The sense of doubt in the adults of my Pre-School came in handy when it came time for me to die. They had arranged a trip for us to tour the Wheaton College Billy Graham Center. The first half of the trip was okay. I had a peanut butter and jelly sandwich and watched a video about Humpty Dumpty. Humpty Dumpty was an egg who fell off a wall and broke but he was able to be put back together. I wasn't a huge fan of the film but then again I tend to not appreciate C-rated horror films as this seemed to me to be. After this, the Pre-School teachers broke us up into groups. About five or seven at a time, we would walk through a door into a dark room. As far as I could see, no one was coming out again after they entered. Then it was my group's turn. Our teacher walked us through the door which shut behind us. I could feel the walls which were covered in some sort of dark carpet but otherwise the room was totally dark and quiet. Then our teacher told us, "you are dead. You have died." I immediately began to panic. Death hadn't hurt but I was very sad to not see my mom or my dogs or my siblings or my dad or my house again. I didn't know anyone who had died and so I felt very alone, despite being dead with a bunch of other three and four year olds.
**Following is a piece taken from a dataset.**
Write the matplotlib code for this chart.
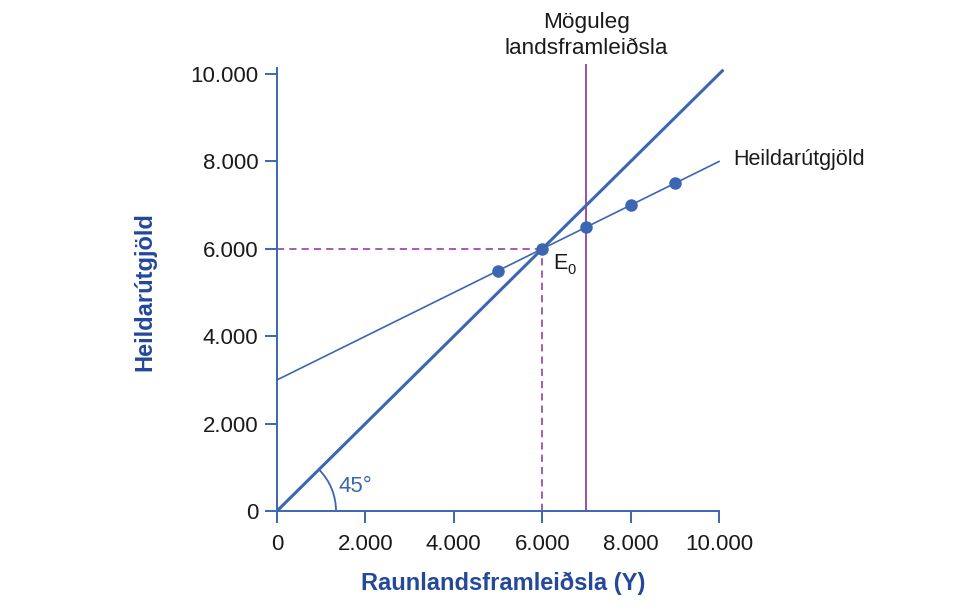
#!/usr/bin/env python3

"""45 degree line / total expenditure chart."""

import matplotlib
matplotlib.use('Agg')
import matplotlib.pyplot as plt
from matplotlib.patches import Arc

BLUE = '#3b67b2'
DARK_BLUE = '#24489a'
PURPLE = '#9c4fa8'
TEXT = '#1a1a1a'

# data
tick_vals = [0, 2000, 4000, 6000, 8000, 10000]
tick_lbls = ['0', '2.000', '4.000', '6.000', '8.000', '10.000']

line45_x = [0, 10100]
line45_y = [0, 10100]

ae_line_x = [0, 10000]
ae_line_y = [3000, 8000]

ae_pts_x = [5000, 6000, 7000, 8000, 9000]
ae_pts_y = [5500, 6000, 6500, 7000, 7500]

potential_y = 7000
equilibrium = (6000, 6000)


def main():
  plt.rcParams['font.family'] = ['Liberation Sans', 'DejaVu Sans']
  fig = plt.figure(figsize=(9.76, 6.12), dpi=100)
  ax = fig.add_axes([277 / 976, 1 - 511 / 612, 442 / 976, 443 / 612])
  ax.set_xlim(0, 10000)
  ax.set_ylim(0, 10140)

  # guide lines to the equilibrium
  ex, ey = equilibrium
  ax.plot([0, ex], [ey, ey], color=PURPLE, lw=1.3, ls=(0, (4, 2.8)))
  ax.plot([ex, ex], [0, ey], color=PURPLE, lw=1.3, ls=(0, (4, 2.8)))

  # potential output
  ax.plot([potential_y, potential_y], [0, 10200], color=PURPLE, lw=1.4, clip_on=False)

  # 45 degree line
  ax.plot(line45_x, line45_y, color=BLUE, lw=2.2, clip_on=False, solid_capstyle='butt')

  # total expenditure
  ax.plot(ae_line_x, ae_line_y, color=BLUE, lw=1.2, clip_on=False)
  ax.plot(ae_pts_x, ae_pts_y, 'o', color=BLUE, ms=8, clip_on=False, zorder=5)

  # angle marker
  ax.add_patch(Arc((0, 0), 2 * 1335, 2 * 1350, theta1=0, theta2=45, color=BLUE, lw=1.3))
  ax.text(1400, 435, '45°', color=BLUE, fontsize=16, ha='left', va='baseline')

  # E0 label
  ax.text(6244, 5540, 'E', color=TEXT, fontsize=15.5, ha='left', va='baseline')
  ax.text(6560, 5420, '0', color=TEXT, fontsize=10.5, ha='left', va='baseline')

  ax.text(10320, 8040, 'Heildarútgjöld', color=TEXT, fontsize=15.5, ha='left', va='center',
          clip_on=False)
  ax.text(7000, 10880, 'Möguleg\nlandsframleiðsla', color=TEXT, fontsize=16.2, ha='center',
          va='center', linespacing=1.3, clip_on=False)

  # axes stuff
  for side in ['top', 'right']:
    ax.spines[side].set_visible(False)
  for side in ['left', 'bottom']:
    ax.spines[side].set_color(BLUE)
    ax.spines[side].set_linewidth(1.4)
  ax.set_xticks(tick_vals, tick_lbls)
  ax.set_yticks(tick_vals, tick_lbls)
  ax.tick_params(axis='both', direction='out', length=8.5, width=1.4, color=BLUE,
                 labelsize=16, labelcolor=TEXT)
  ax.tick_params(axis='x', pad=8)
  ax.tick_params(axis='y', pad=5)

  fig.text(503 / 976, 1 - 583 / 612, 'Raunlandsframleiðsla (Y)', color=DARK_BLUE,
           fontsize=17, fontweight='bold', ha='center', va='center')
  fig.text(145 / 976, 1 - 292 / 612, 'Heildarútgjöld', color=DARK_BLUE, fontsize=17,
           fontweight='bold', ha='center', va='center', rotation=90)

  fig.savefig('out.png', dpi=100)


if __name__ == "__main__":
  main()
I stood grieving my own death for about a minute before a door on the other side of the room opened, revealing a brightly lit chamber. Walking through the dark hallway into the light, I was surrounded by a bunch of other dead kids, all standing in a high room painted with bright blue sky and clouds. There was a railing, presumably to keep us from falling back to earth. I wanted to see if I could see Wheaton and maybe my home below us, so I went over to the railing. Looking down, I saw a mirror reflecting my face back at me. Scanning along the other side of the railing, I took in the effect of the mirrors reflecting the lights and the sky to make it seem as though they went on forever. At this point, I deduced that I probably was not dead. 
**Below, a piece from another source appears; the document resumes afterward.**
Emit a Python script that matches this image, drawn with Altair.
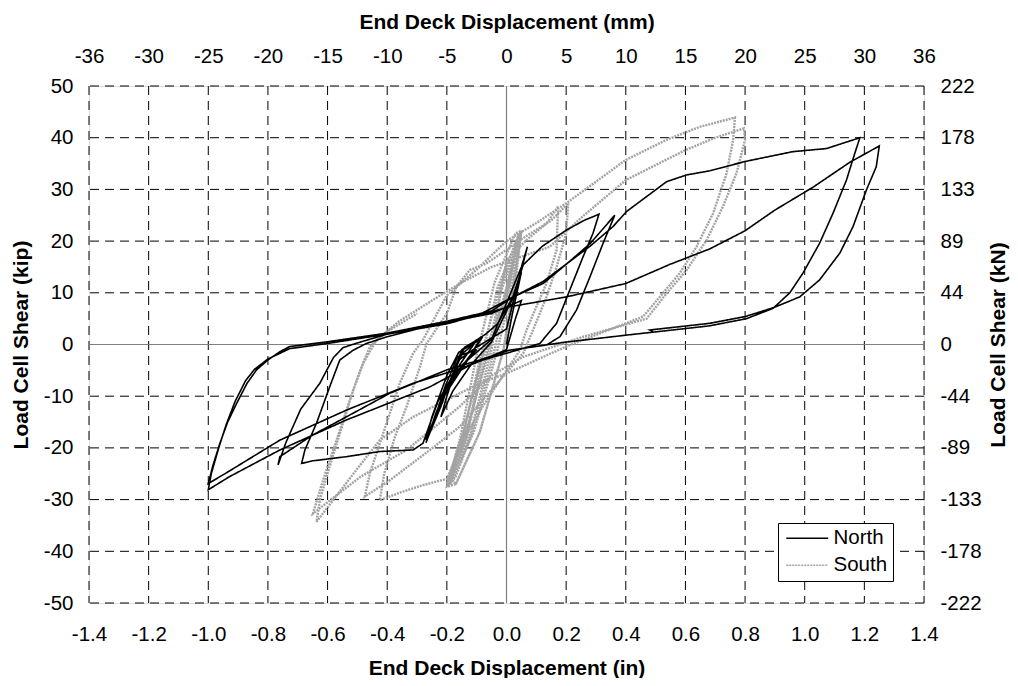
import json
import altair as alt
import pandas as pd

# ---------------- data ----------------
north_x = [0.00, 0.02, 0.05, 0.03, -0.05, -0.12, -0.18, -0.22, -0.20, -0.16, -0.10, 0.00, 0.03, 0.07, 0.05,
           -0.05, -0.15, -0.22, -0.27, -0.25, -0.20, -0.16, -0.09, -0.12, -0.20, -0.25, -0.23, -0.19, -0.15,
           -0.10, -0.18, -0.24, -0.26, -0.22, -0.17, -0.14, -0.08,
           -0.13, -0.21, -0.265, -0.245, -0.205, -0.165, -0.11, -0.17, -0.235, -0.27, -0.24, -0.19,
           -0.15, -0.07,
           -0.03, 0.02, 0.056, 0.12, 0.20, 0.26, 0.31, 0.29, 0.257, 0.212, 0.168, 0.112, 0.0, -0.08, -0.17,
           -0.23, -0.28, -0.313, -0.425, -0.537, -0.65, -0.687, -0.676, -0.637, -0.593, -0.559, -0.514, -0.47,
           -0.40, -0.30, -0.20, -0.10, 0.022, 0.123, 0.20, 0.28, 0.363, 0.324, 0.28, 0.235, 0.179, 0.134, 0.01,
           -0.09, -0.20, -0.39, -0.537, -0.65, -0.76, -0.766, -0.74, -0.69, -0.626, -0.58, -0.548, -0.50, -0.40,
           -0.20, -0.05, 0.05, 0.03, 0.0, -0.134, -0.313, -0.537, -0.76, -0.93, -1.0,
           -0.985, -0.961, -0.935, -0.905, -0.87, -0.838, -0.80, -0.76, -0.727, -0.604, -0.40, -0.20, -0.05,
           0.022, 0.123, 0.28,
           0.357, 0.402, 0.537, 0.604, 0.682, 0.80, 0.96, 1.073, 1.185,
           1.168, 1.14, 1.095, 1.05, 0.994, 0.95, 0.894, 0.805, 0.68, 0.40, 0.19, 0.01, -0.09, -0.257, -0.537,
           -0.76, -0.93, -1.0,
           -0.99, -0.965, -0.94, -0.91, -0.875, -0.845, -0.80, -0.727, -0.60, -0.40, -0.20, 0.011, 0.20, 0.40,
           0.548, 0.682, 0.80, 0.90, 1.03, 1.15, 1.25,
           1.24, 1.207, 1.162, 1.118, 1.05, 0.983, 0.894, 0.80, 0.682, 0.48, 0.49]
north_y = [0.0, 6.0, 14.0, 10.0, 0.5, -4.0, -9.0, -14.0, -10.0, -3.0, -0.5, 3.0, 10.0, 18.9, 15.0,
           1.0, -4.0, -11.0, -18.5, -14.0, -6.0, -1.5, 0.9, -2.0, -8.0, -16.0, -13.0, -7.0, -2.0,
           -1.0, -6.0, -14.0, -17.5, -12.0, -4.0, -0.5, 1.5,
           -3.0, -10.0, -18.0, -15.0, -8.0, -2.5, 0.0, -5.0, -13.0, -19.0, -14.5, -7.5,
           -1.0, 2.0,
           4.0, 9.0, 15.4, 19.0, 22.1, 24.0, 25.2, 21.5, 17.0, 10.5, 4.1, 0.2, -1.7, -3.0, -5.0,
           -11.0, -19.1, -20.4, -20.7, -21.7, -22.5, -23.0, -20.4, -15.2, -8.2, -3.0, -1.1, 0.2,
           1.5, 3.0, 4.5, 5.5, 9.2, 11.8, 15.5, 19.5, 25.0, 19.6, 13.1, 6.7, 1.5, -0.1, -1.1,
           -3.0, -4.9, -9.4, -14.0, -17.5, -21.7, -23.3, -19.0, -12.5, -7.5, -2.5, -0.6, 0.3, 2.0,
           4.3, 6.0, 8.5, 5.0, -1.0, -4.3, -7.5, -12.7, -18.5, -24.5, -26.9,
           -23.5, -19.1, -15.0, -11.4, -7.5, -4.9, -3.0, -1.4, -0.4, 0.5, 2.2, 4.5, 6.5,
           9.2, 12.2, 19.0,
           22.8, 25.7, 31.5, 32.8, 33.6, 35.4, 37.3, 37.9, 40.0,
           37.0, 31.8, 25.4, 19.6, 13.8, 10.0, 7.0, 5.0, 3.6, 1.8, 0.4, -1.1, -3.0, -8.2, -14.6,
           -20.4, -25.6, -28.1,
           -25.0, -20.0, -15.5, -11.0, -7.0, -4.8, -2.8, -0.8, 0.2, 2.0, 4.0, 7.3, 9.2, 11.8,
           15.5, 18.5, 22.0, 26.0, 30.5, 35.2, 38.4,
           34.4, 29.9, 22.8, 17.7, 12.5, 9.2, 7.1, 5.4, 4.1, 2.8, 2.5]

south_x = [0.0, 0.03, 0.05,
           0.02, -0.01, -0.09, -0.17,
           -0.20, -0.155, -0.10, -0.04, 0.03,
           0.05, 0.02, -0.01, -0.09, -0.17,
           -0.18, -0.13, -0.08, -0.03, 0.04,
           0.045, 0.01, -0.03, -0.11, -0.19,
           -0.20, -0.14, -0.06, 0.0, 0.05,
           0.04, -0.02, -0.05, -0.12, -0.185,
           -0.19, -0.145, -0.09, -0.02, 0.045,
           0.035, 0.0, -0.07, -0.13, -0.195,
           -0.17, -0.115, -0.04, 0.01, 0.05,
           0.03, -0.01, -0.085, -0.14, -0.20,
           -0.16, -0.12, -0.05, -0.02,
           0.0, 0.067, 0.134, 0.173, 0.168, 0.134, 0.10, 0.067, 0.045, 0.0, -0.08, -0.15, -0.20, -0.28, -0.35,
           -0.425, -0.41, -0.375, -0.335, -0.29, -0.268, -0.20, -0.168, -0.123, -0.067, 0.0, 0.067, 0.15,
           0.207, 0.20, 0.168, 0.134, 0.089, 0.056, -0.157, -0.257, -0.39, -0.475,
           -0.458, -0.402, -0.358, -0.313, -0.28, -0.20, -0.10, 0.0, 0.10, 0.20, 0.30, 0.40, 0.537, 0.648,
           0.766, 0.76, 0.738, 0.693, 0.637, 0.581, 0.514, 0.458, 0.369, 0.20, 0.0, -0.09, -0.20, -0.313,
           -0.425, -0.50, -0.58, -0.637,
           -0.626, -0.593, -0.559, -0.514, -0.48, -0.436, -0.36, -0.25, -0.15, -0.05, 0.145, 0.25, 0.40, 0.60,
           0.70, 0.796, 0.80, 0.771, 0.726, 0.671, 0.604, 0.537, 0.47, 0.257, 0.056, -0.05, -0.157, -0.335,
           -0.49, -0.60, -0.649,
           -0.615, -0.57, -0.525, -0.49, -0.458, -0.40, -0.30]
south_y = [0.0, 12.0, 22.0,
           10.0, -1.0, -17.0, -27.0,
           -27.5, -18.0, -2.0, 12.0, 21.5,
           22.0, 10.0, -1.0, -17.0, -27.0,
           -26.5, -17.0, -2.0, 11.0, 21.0,
           21.0, 9.0, -1.0, -17.0, -27.0,
           -27.0, -18.0, -1.5, 11.0, 22.0,
           20.0, 10.0, -1.0, -17.0, -26.0,
           -27.0, -17.5, -3.0, 11.5, 21.5,
           20.5, 8.0, -2.0, -17.0, -27.5,
           -25.5, -17.0, -1.0, 12.0, 22.0,
           19.0, 8.0, -3.0, -16.0, -27.0,
           -21.0, -14.0, 2.0, 10.0,
           16.3, 20.2, 23.4, 26.7, 18.3, 11.8, 7.3, 2.8, -1.1, -5.0, -12.0, -19.0, -26.0, -27.2, -28.5,
           -30.1, -25.0, -18.0, -12.0, -4.3, 0.2, 6.0, 11.2, 14.4, 15.7, 18.3, 21.0, 24.0,
           27.3, 21.5, 15.0, 9.2, 2.8, -1.7, -15.9, -20.4, -26.2, -29.4,
           -24.9, -15.2, -7.5, -1.7, 0.9, 9.5, 14.5, 20.0, 23.5, 27.3, 31.5, 35.7, 39.6, 42.1,
           43.9, 39.6, 33.1, 25.4, 18.9, 13.8, 9.2, 5.4, 3.4, -0.4, -5.6, -7.5, -10.7, -14.0,
           -18.5, -24.0, -30.0, -34.3,
           -30.1, -23.6, -17.2, -8.8, -3.6, 0.9, 4.5, 8.5, 12.0, 15.0, 18.9, 24.5, 31.8, 37.6,
           40.0, 41.8, 39.6, 33.1, 26.7, 20.2, 14.4, 9.9, 5.0, 1.5, -2.4, -6.0, -12.0, -20.4,
           -25.6, -30.5, -32.7,
           -26.2, -18.5, -10.7, -4.9, -0.4, 2.5, 6.0]

series_names = ["North", "South"]
series_colors = ["#000000", "#a3a3a3"]

x_ticks = [-1.4, -1.2, -1.0, -0.8, -0.6, -0.4, -0.2, 0.0, 0.2, 0.4, 0.6, 0.8, 1.0, 1.2, 1.4]
x_labels_in = ["-1.4", "-1.2", "-1.0", "-0.8", "-0.6", "-0.4", "-0.2", "0.0", "0.2", "0.4", "0.6",
               "0.8", "1.0", "1.2", "1.4"]
x_labels_mm = ["-36", "-30", "-25", "-20", "-15", "-10", "-5", "0", "5", "10", "15", "20", "25", "30", "36"]
y_ticks = [-50, -40, -30, -20, -10, 0, 10, 20, 30, 40, 50]
y_labels_kip = ["-50", "-40", "-30", "-20", "-10", "0", "10", "20", "30", "40", "50"]
y_labels_kn = ["-222", "-178", "-133", "-89", "-44", "0", "44", "89", "133", "178", "222"]

# ---------------- tables ----------------
north = pd.DataFrame({"x": north_x, "y": north_y, "series": "North", "i": range(len(north_x))})
south = pd.DataFrame({"x": south_x, "y": south_y, "series": "South", "i": range(len(south_x))})
xgrid = pd.DataFrame({"x": [v for v in x_ticks if v != 0]})
ygrid = pd.DataFrame({"y": [v for v in y_ticks if v != 0]})
zero = pd.DataFrame({"z": [0]})

FONT = "Liberation Sans"
LS = 20.5
TS = 21

xs = alt.Scale(domain=[-1.4, 1.4], nice=False, zero=False)
ys = alt.Scale(domain=[-50, 50], nice=False, zero=False)

xlab_expr = json.dumps(x_labels_in) + "[round(datum.value*5)+7]"
xmm_expr = json.dumps(x_labels_mm) + "[round(datum.value*5)+7]"
ykip_expr = json.dumps(y_labels_kip) + "[round(datum.value/10)+5]"
ykn_expr = json.dumps(y_labels_kn) + "[round(datum.value/10)+5]"


def axis(**kw):
    return alt.Axis(labelFont=FONT, labelFontSize=LS, labelColor="black",
                    titleFont=FONT, titleFontSize=TS, titleFontWeight="bold", titleColor="black",
                    domain=False, ticks=False, tickSize=0, grid=False, labelFlush=False,
                    labelOverlap=False, **kw)


def legend():
    return alt.Legend(title=None, orient="none", legendX=689, legendY=437,
                      fillColor="white", strokeColor="black", padding=5,
                      labelFont=FONT, labelFontSize=LS, labelColor="black",
                      symbolType="M-3,0H3", symbolSize=196, symbolStrokeWidth=1.5,
                      symbolOffset=14, labelOffset=16, rowPadding=6)


color = alt.Color("series:N", scale=alt.Scale(domain=series_names, range=series_colors), legend=legend())
dash = alt.StrokeDash("series:N", scale=alt.Scale(domain=series_names, range=[[1, 0], [2, 1]]),
                      legend=legend())

vgrid = alt.Chart(xgrid).mark_rule(color="black", strokeWidth=1, strokeDash=[9, 6]).encode(
    x=alt.X("x:Q", scale=xs,
            axis=axis(orient="top", values=x_ticks, labelExpr=xmm_expr,
                      title="End Deck Displacement (mm)", labelPadding=20, titlePadding=14))
)
hgrid = alt.Chart(ygrid).mark_rule(color="black", strokeWidth=1, strokeDash=[9, 6]).encode(
    y=alt.Y("y:Q", scale=ys,
            axis=axis(orient="right", values=y_ticks, labelExpr=ykn_expr,
                      title="Load Cell Shear (kN)", titleAngle=270, labelPadding=16,
                      titlePadding=27))
)
vzero = alt.Chart(zero).mark_rule(color="#808080", strokeWidth=1.2).encode(
    x=alt.X("z:Q", scale=xs, axis=None))
hzero = alt.Chart(zero).mark_rule(color="#808080", strokeWidth=1.2).encode(
    y=alt.Y("z:Q", scale=ys, axis=None))

south_line = alt.Chart(south).mark_line(strokeWidth=2.4).encode(
    x=alt.X("x:Q", scale=xs, axis=None),
    y=alt.Y("y:Q", scale=ys, axis=None),
    order="i:Q", color=color, strokeDash=dash)

north_line = alt.Chart(north).mark_line(strokeWidth=1.6).encode(
    x=alt.X("x:Q", scale=xs,
            axis=axis(orient="bottom", values=x_ticks, labelExpr=xlab_expr,
                      title="End Deck Displacement (in)", labelPadding=21, titlePadding=13)),
    y=alt.Y("y:Q", scale=ys,
            axis=axis(orient="left", values=y_ticks, labelExpr=ykip_expr,
                      title="Load Cell Shear (kip)", labelPadding=16, titlePadding=12)),
    order="i:Q", color=color, strokeDash=dash)

chart = alt.layer(vgrid, hgrid, vzero, hzero, south_line, north_line).resolve_axis(
    x="independent", y="independent"
).properties(
    width=835, height=517,
    autosize=alt.AutoSizeParams(type="none"),
    padding={"left": 81, "top": 78, "right": 86, "bottom": 75},
).configure_view(stroke="black", strokeWidth=1).configure(background="white")

chart.save("out.html", embed_options={"renderer": "svg", "actions": False})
I think I began to cry. My teacher tried to comfort me by saying something about how we are in heaven, pointing to all the walls and lights. I did not have the presence of mind to tell her how this was a pretty boring looking heaven. I was too busy crying and holding my arms across my body. She then told me that I really wasn't dead, it was just a museum. I wanted to tell her that I had figured that out on my own and that I wasn't crying because I thought I was dead (that experience had mostly come with a sense of guilt at abandoning my family) but rather because of how enraged I was that I had been lied to again. As in the case of the the girl who kissed me while we were playing in the toy kitchen, make-believe is fine and good but you should explain the game to the people you're playing with before you start or make significant changes. I wasn't ready to be some girl's wife, girlfriend, or whatever she thought I was in her imagination. Likewise, while these adults were eager to get Jesus into my heart or get me into Jesus's sky palace, I wish the Jesus they were presenting to me was less eager to see me dead. That said, as the Humpty Dumpty film had already warned me, these adults seemed to like horror films way more than I do. All I wanted was to vacuum the rug, make some imaginary tea and take a nap without being assaulted or killed by my playmates. Is that so hard?